Python Code Quality Tools Beyond Linting

#architecture #python #tooling

The landscape of Python software quality tooling is currently defined by two contrasting forces: high-velocity convergence and deep specialization. The recent, rapid adoption of Ruff has solved the long-standing community problem of coordinating dozens of separate linters and formatters, establishing a unified, high-performance axis for standard code quality.

A second category of tools continues to operate in necessary, but isolated, silos. Tools dedicated to architectural enforcement and deep structural metrics, such as:

import-linter (Layered architecture enforcement)
tach (Dependency visualization and enforcement)
complexipy, radon, lizard (Metrics for overall and cognitive complexity)
module_coupling_metrics, lcom, and cohesion (Metrics for coupling and class cohesion)
pyscn - Python Code Quality Analyzer (Module dependencies, clone detection, complexity)

These projects address fundamental challenges of code maintainability, evolvability, and architectural debt that extend beyond the scope of fast, stylistic linting. The success of Ruff now presents the opportunity to foster a cross-tool discussion focused not just on syntax, but on structure.

Specialized quality tools are vital for long-term maintainability and risk assessment. Tools like import-linter and tach mitigate technical risk by enforcing architectural rules, preventing systemic decay, and reducing change costs. Complexity and cohesion metrics from tools such as complexipy, lcom, and cohesion quantitatively flag overly complex or highly coupled components, acting as early warning systems for technical debt. By analysing the combined outputs, risk assessment shifts to predictive modelling: integrating data from individual tools (e.g., import-linter violations, complexipy scores) creates a multi-dimensional risk score. Overlaying these results, such as identifying modules that are both low in cohesion and involved in tach-flagged dependency cycles, generates a "heat map" of technical debt. This unified approach, empirically validated against historical project data like bug frequency and commit rates can yield a predictive risk assessment. It identifies modules that are not just theoretically complex but empirically confirmed sources of instability, transforming abstract quality metrics into concrete, prioritized refactoring tasks for the riskiest codebase components.

Reasons to Connect

Bring the maintainers and core users of these diverse tools into a shared discussion.

Increasing Tool Visibility and Sustainability: Specialized tools often rely on small, dedicated contributor pools and suffer from knowledge isolation, confining technical debate to their specific GitHub repository.
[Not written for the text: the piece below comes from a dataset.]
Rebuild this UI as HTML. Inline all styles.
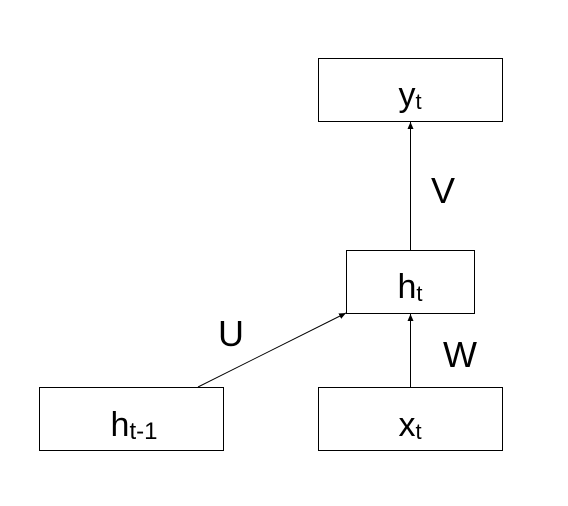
<!DOCTYPE html>
<html><head><meta charset="utf-8"><style>
html,body{margin:0;padding:0;background:#fff;}
svg{display:block;font-family:"Liberation Sans",sans-serif;}
</style></head><body>
<svg width="568" height="506" viewBox="0 0 568 506">
<defs><marker id="ah" markerWidth="8" markerHeight="8" refX="7" refY="4" orient="auto" markerUnits="userSpaceOnUse"><path d="M0,1 L7,4 L0,7 z" fill="#000"/></marker></defs>
<g>
<rect x="318.5" y="58.5" width="184" height="63" fill="#fff" stroke="#000" stroke-width="1"/>
<text x="410" y="106" font-size="34" text-anchor="middle">y<tspan font-size="22" dy="3">t</tspan></text></g>
<g>
<rect x="346.5" y="250.5" width="128" height="63" fill="#fff" stroke="#000" stroke-width="1"/>
<text x="410" y="298" font-size="34" text-anchor="middle">h<tspan font-size="22" dy="3">t</tspan></text></g>
<g>
<rect x="39.5" y="387.5" width="184" height="63" fill="#fff" stroke="#000" stroke-width="1"/>
<text x="134" y="436" font-size="34" text-anchor="middle">h<tspan font-size="24" dy="3">t-1</tspan></text></g>
<g>
<rect x="318.5" y="387.5" width="184" height="63" fill="#fff" stroke="#000" stroke-width="1"/>
<text x="410" y="436" font-size="34" text-anchor="middle">x<tspan font-size="22" dy="3">t</tspan></text></g>
<line x1="410.5" y1="250" x2="410.5" y2="122" stroke="#000" stroke-width="1" marker-end="url(#ah)"/>
<line x1="410.5" y1="387" x2="410.5" y2="314" stroke="#000" stroke-width="1" marker-end="url(#ah)"/>
<line x1="198" y1="387" x2="346" y2="313" stroke="#000" stroke-width="1" marker-end="url(#ah)"/>
<text x="443" y="203" font-size="36" text-anchor="middle">V</text>
<text x="231" y="346" font-size="36" text-anchor="middle">U</text>
<text x="460" y="367" font-size="36" text-anchor="middle">W</text>
</svg>
</body></html>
A broader discussion provides these projects with critical outreach, exposure to a wider user base, and a stronger pipeline of new contributors, ensuring their long-term sustainability.

Let's start the conversation on how to 'measure' maintainable, and architecturally sound Python code.
And keep Goodhart's law: "When a measure becomes a target, it ceases to be a good measure" in mind ;-)

Top comments (2)

Christian Ledermann • Oct 6

Here is another one, only a couple of months old:
pyscn - Python Code Quality Analyzer

🔍 CFG-based dead code detection – Find unreachable code after exhaustive if-elif-else chains
📋 Clone detection with APTED + LSH – Identify refactoring opportunities with tree edit distance
🔗 Coupling metrics (CBO) – Track architecture quality and module dependencies
📊 Cyclomatic complexity analysis – Spot functions that need breaking down
100,000+ lines/sec • Built with Go + tree-sitter